BNP sends letters to foreign missions accusing govt for Oct 28 crackdown

The main opposition Bangladesh Nationalist Party on Monday sent letters to different foreign missions in Dhaka explaining that police and ruling party people were involved in attacks on the party’s grand rally at capital’s Naya Paltan on October 28.

Confirming the matter, BNP media cell convener Zahir Uddin Sawpon said that they, in letters to foreign missions, explained how the AL activists and members of the law enforcement agencies carried out a crackdown on BNP’s peaceful rally.

BNP standing committee member Amir Khasru Mahmud Chowdhury sent the letters, he said.

The main opposition political party sent the letters on the day when the government briefed foreign diplomats and representatives stationed in Dhaka on violence during political rallies on October 28 and general strike enforced by the BNP and other opposition parties on October 29.

‘We are shocked at what unfolded on October 28 and yesterday. We are not, however, surprised as we experienced BNP-Jamaat’s dreadful violence in the past,’ said foreign minister AK Abdul Momen reading out a statement to the diplomats at state guesthouse Jamuna in the capital.

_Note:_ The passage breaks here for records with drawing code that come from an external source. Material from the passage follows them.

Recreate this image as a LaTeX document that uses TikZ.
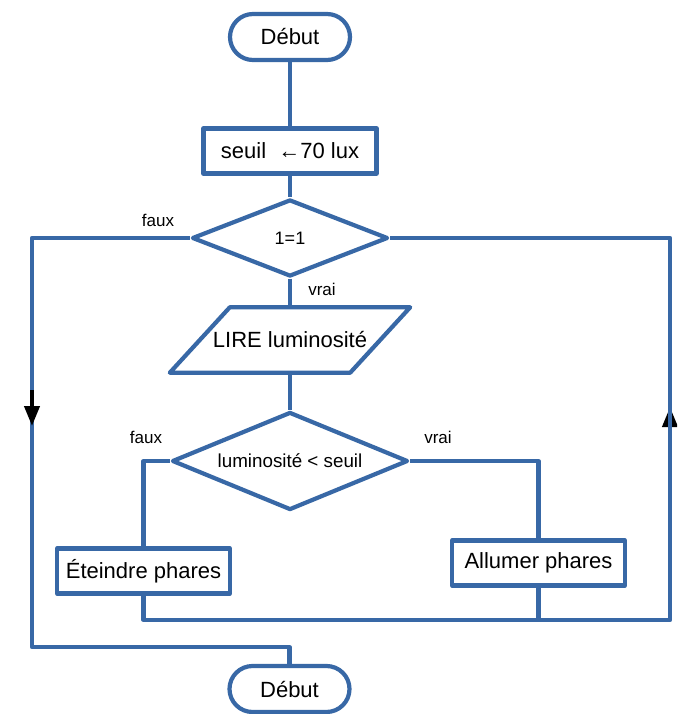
\documentclass[tikz,border=0pt]{standalone}
\usepackage{fontspec}
\setmainfont{Liberation Sans}
\usetikzlibrary{shapes.geometric,arrows.meta}
\definecolor{flowblue}{RGB}{56,104,166}
\tikzset{
  flow/.style={draw=flowblue, line width=4.2pt, line join=round},
  terminal/.style={flow, rectangle, rounded corners=23pt, minimum width=120pt, minimum height=46pt, inner sep=0pt, font=\fontsize{22}{26}\selectfont},
  action/.style={flow, rectangle, minimum width=173pt, minimum height=45pt, inner sep=0pt, font=\fontsize{22}{26}\selectfont},
  test/.style={flow, diamond, inner sep=0pt, aspect=2.45},
  iotext/.style={rectangle, minimum width=240pt, minimum height=65pt, inner sep=0pt, font=\fontsize{22}{26}\selectfont},
  link/.style={draw=flowblue, line width=4.2pt, line join=round},
  tag/.style={font=\fontsize{17}{20}\selectfont, inner sep=0pt},
  flowhead/.style={draw=black, line width=4pt, -{Triangle[length=20pt, width=15pt]}}
}
\begin{document}
\begin{tikzpicture}[x=1pt, y=-1pt]
  \useasboundingbox (0,0) rectangle (677,714);
  \clip (0,0) rectangle (677,714);
  \fill[white] (0,0) rectangle (677,714);

  % blocks
  \node[terminal] (debut) at (290,37) {Début};
  \node[action] (seuil) at (290,151) {seuil \ ←70 lux};
  \node[test, minimum width=196pt, minimum height=77pt, font=\fontsize{18}{22}\selectfont] (boucle) at (290,238) {1=1};
  \node[iotext] (lire) at (290,340) {LIRE luminosité};
  % input parallelogram drawn around the text node, slanted 60pt
  \draw[flow] ([xshift=60pt]lire.north west) -- (lire.north east)
    -- ([xshift=-60pt]lire.south east) -- (lire.south west) -- cycle;
  \node[test, minimum width=236pt, minimum height=98pt, font=\fontsize{18.8}{22}\selectfont] (cmp) at (290,461) {luminosité < seuil};
  \node[action] (eteindre) at (143.5,571) {Éteindre phares};
  \node[action] (allumer) at (538.5,563) {Allumer phares};
  \node[terminal] (fin) at (289.5,689) {Début};

  % branch labels
  \node[tag] (faux1) at (158,220) {faux};
  \node[tag] (vrai1) at (322,289) {vrai};
  \node[tag] (faux2) at (146,437) {faux};
  \node[tag] (vrai2) at (438,437) {vrai};

  % routing points
  \coordinate (gauche) at (32,647);
  \coordinate (droite) at (670,620);
  \coordinate (up1) at (670,440);
  \coordinate (up2) at (670,407);
  \coordinate (down1) at (32,390);
  \coordinate (down2) at (32,426);

  % up arrow on the loop back, under the line
  \draw[flowhead] (up1) -- (up2);

  % connectors
  \draw[link] (debut) -- (seuil);
  \draw[link] (seuil) -- (boucle);
  \draw[link] (boucle) -- (lire);
  \draw[link] (lire) -- (cmp);
  \draw[link] (cmp.west) -| (eteindre.north);
  \draw[link] (cmp.east) -| (allumer.north);
  \draw[link] (eteindre.south) |- (droite) |- (boucle.east);
  \draw[link] (allumer.south) -- (allumer.south |- droite);
  \draw[link] (boucle.west) -| (gauche) -| (fin.north);

  % down arrow on the exit path
  \draw[flowhead] (down1) -- (down2);
\end{tikzpicture}
\end{document}
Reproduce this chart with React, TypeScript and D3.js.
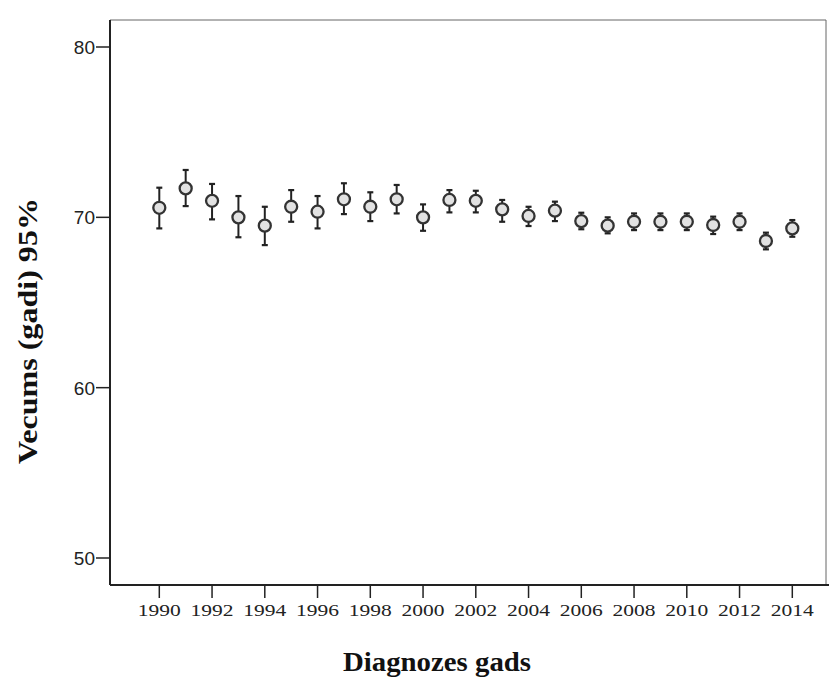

‘We reaffirm our government’s strong and unwavering stance to stick to the democratic process as mandated by the constitution and hold free, fair and credible elections in time,’ the minister in the statement said.

Momen later told reporters that the diplomats were conveyed the message that the government could only be changed through the election.

The developments came in the backdrop of October 28 violence between the leaders and activists of main opposition Bangladesh Nationalist Party and members of the police and ruling Awami League centring the opposition’s grand rally in Dhaka.

The violence left two – a policeman and a Juba Dal activist – dead and over 1,000 injured. BNP called countywide hartal for the following day (October 29, 2023) protesting against attack on their grand rally.

On the following day, police arrested BNP secretary general Mirza Fakhrul Islam Alamgir in a case of vandalising chief Justice’s official residence. Hundreds of BNP leaders and activists were arrested across the country since October 28.

BNP and their likeminded political parties and alliances are now on movement demanding resignation of the government, dissolving the parliament and holding the next general election, expected to be held in late December this year or in January 2024, under a neutral government.